Driving on the RIM
When was the last time you heard somebody use the word “crackberry”?
I recall a Southwest Airlines flight attendant uttering that abstraction when comically ordering passengers to turn off electronic gizmos. It was a period in history with Research In Motion (RIM) was, well, flying high. Their email push technology was new, hot, addictive for road warriors and earned a share price that startled even Silicon Valley investors.
RIM stock has fallen 94% since then.
RIM was a one-trick technology. It certainly filled a need, but offered something that was cloanable, and eventually obsoleted by mass adoption of wireless data plans. Today a cheap feature phone can make IMAP connections to any email server and deliver the same degree of digital addiction that once made RIM famous.
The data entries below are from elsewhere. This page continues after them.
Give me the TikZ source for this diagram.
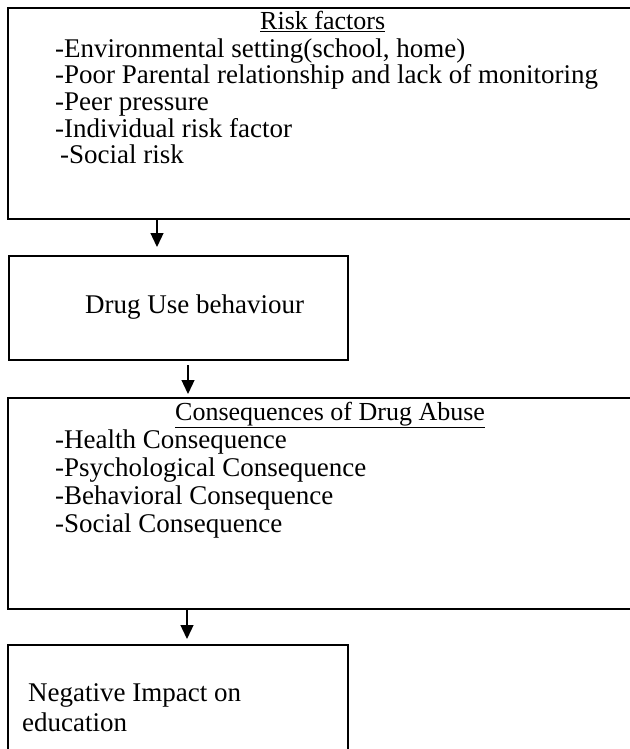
\documentclass[tikz,border=0pt]{standalone}
\usepackage{fontspec}
\setmainfont{Liberation Serif}
\usetikzlibrary{arrows.meta}

\begin{document}
\begin{tikzpicture}[x=1pt, y=-1pt,
  box/.style={draw, line width=2pt, anchor=north west, inner sep=0pt},
  txt/.style={anchor=base west, inner sep=0pt, font=\fontsize{27}{28}\selectfont},
  head/.style={txt, font=\fontsize{26}{28}\selectfont},
  flow/.style={line width=1.3pt, -{Triangle[width=13pt,length=14pt]}}]
\useasboundingbox (0,0) rectangle (629,749);

\node[box, minimum width=660pt, minimum height=211pt] (risk) at (7,7) {};
\node[box, minimum width=339pt, minimum height=104pt] (drug) at (8,255) {};
\node[box, minimum width=660pt, minimum height=211pt] (cons) at (7,397) {};
\node[box, minimum width=340pt, minimum height=130pt] (impact) at (7,644) {};

\node[head] (risktitle) at (260,30) {\underline{Risk factors}};
\node[txt] (env) at (55,58) {-Environmental setting(school, home)};
\node[txt] (parent) at (55,84) {-Poor Parental relationship and lack of monitoring};
\node[txt] (peer) at (55,111) {-Peer pressure};
\node[txt] (indiv) at (55,137) {-Individual risk factor};
\node[txt] (socrisk) at (60,163) {-Social risk};

\node[txt] (druguse) at (85,313) {Drug Use behaviour};

\node[head] (constitle) at (175,420) {\underline{Consequences of Drug Abuse}};
\node[txt] (health) at (55,448) {-Health Consequence};
\node[txt] (psych) at (55,476) {-Psychological Consequence};
\node[txt] (behav) at (55,504) {-Behavioral Consequence};
\node[txt] (social) at (55,532) {-Social Consequence};

\node[txt] (negative) at (28,701) {Negative Impact on};
\node[txt] (educ) at (22,731) {education};

\coordinate (a1) at (157,0);
\coordinate (a2) at (188,0);
\coordinate (a3) at (187,0);

\draw[flow, shorten >=8pt] (risk.south -| a1) -- (drug.north -| a1);
\draw[flow, shorten <=4pt, shorten >=3pt] (drug.south -| a2) -- (cons.north -| a2);
\draw[flow, shorten >=5pt] (cons.south -| a3) -- (impact.north -| a3);
\end{tikzpicture}
\end{document}
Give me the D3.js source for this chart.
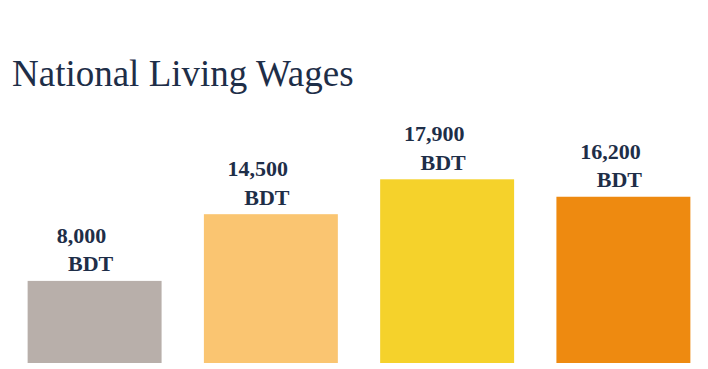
<!DOCTYPE html>
<html>
<head>
<meta charset="utf-8">
<script src="https://cdn.jsdelivr.net/npm/d3@7"></script>
<style>
  body { margin: 0; background: #fff; }
  svg { display: block; }
</style>
</head>
<body>
<div id="chart"></div>
<script>
// data
var categories = ["A", "B", "C", "D"];
var wages = [8000, 14500, 17900, 16200];
var labels = ["8,000", "14,500", "17,900", "16,200"];
var unit = "BDT";
var colors = ["#b8afaa", "#fac571", "#f5d22b", "#ee8a10"];

var svgWidth = 708;
var svgHeight = 369;

var baseline = 363;

var svg = d3.select("#chart")
  .append("svg")
  .attr("width", svgWidth)
  .attr("height", svgHeight);

// title
svg.append("text")
  .attr("x", 12)
  .attr("y", 86)
  .attr("font-family", "Liberation Serif, serif")
  .attr("font-size", "37px")
  .attr("fill", "#1e2e48")
  .text("National Living Wages");

// scales
var xScale = d3.scaleBand()
  .domain(categories)
  .range([10, 708])
  .paddingInner(0.24)
  .paddingOuter(0.1);

var yScale = d3.scaleLinear()
  .domain([0, 17900])
  .range([baseline, 179.3]);

var data = categories.map((c, i) => ({ cat: c, value: wages[i], label: labels[i], color: colors[i] }));

// bars
svg.append("g")
  .selectAll("rect")
  .data(data)
  .enter()
  .append("rect")
  .attr("x", d => xScale(d.cat))
  .attr("y", d => yScale(d.value))
  .attr("width", xScale.bandwidth())
  .attr("height", d => baseline - yScale(d.value))
  .attr("fill", d => d.color);

// value labels (two lines)
var labelGroup = svg.append("g")
  .attr("font-family", "Liberation Serif, serif")
  .attr("font-weight", "bold")
  .attr("font-size", "22px")
  .attr("fill", "#1e2e48")
  .attr("text-anchor", "middle");

labelGroup.selectAll("text.num")
  .data(data)
  .enter()
  .append("text")
  .attr("class", "num")
  .attr("x", d => xScale(d.cat) + xScale.bandwidth() / 2 - 13)
  .attr("y", d => yScale(d.value) - 38)
  .text(d => d.label);

labelGroup.selectAll("text.unit")
  .data(data)
  .enter()
  .append("text")
  .attr("class", "unit")
  .attr("x", d => xScale(d.cat) + xScale.bandwidth() / 2 - 4)
  .attr("y", d => yScale(d.value) - 9.5)
  .text(unit);
</script>
</body>
</html>
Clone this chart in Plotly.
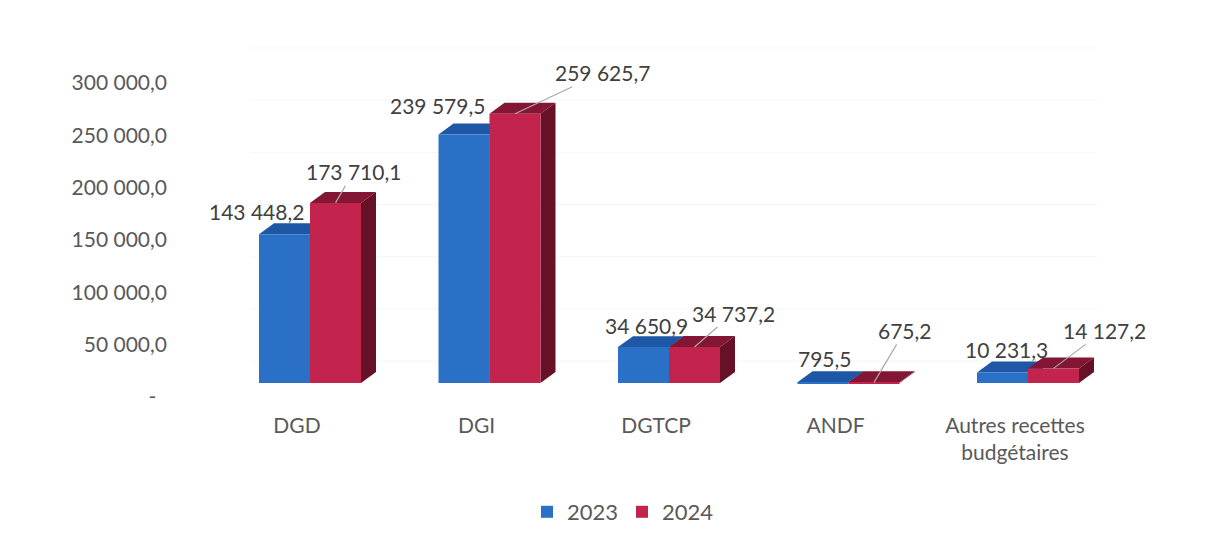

Some analysts claim RIM is now worth nothing except the value of their patent portfolio.
Success often breeds failure. Incessant laurel sniffing leads organization to ignore, or worse yet deny, what is happening to their markets. The first smartphones appeared over a decade ago, showing how very portable computers would change what people could do on the run. Instead of watching, extrapolating and taking action, RIM milked their cash cow until it died from dehydration. Nokia passed them. Apple passed them. Hell, even Microsoft passed them. RIM only recently reacted (as opposed to acting) and have yet to bring competitive products into the smartphone market. Nothing RIM has created in the past few years challenges market leading Apple and Android handsets.
Companies in general, but technology companies in particular, have to watch two things simultaneously. They have to see how to continuously extend their differentiations into new offerings and features. Success should breed more success. Secondly, and more importantly, they must carefully watch how their markets are changing, and leapfrog at the first instance of a threat. Waiting is deadly when your competitors are innovating.
Markets are always moving. You must too.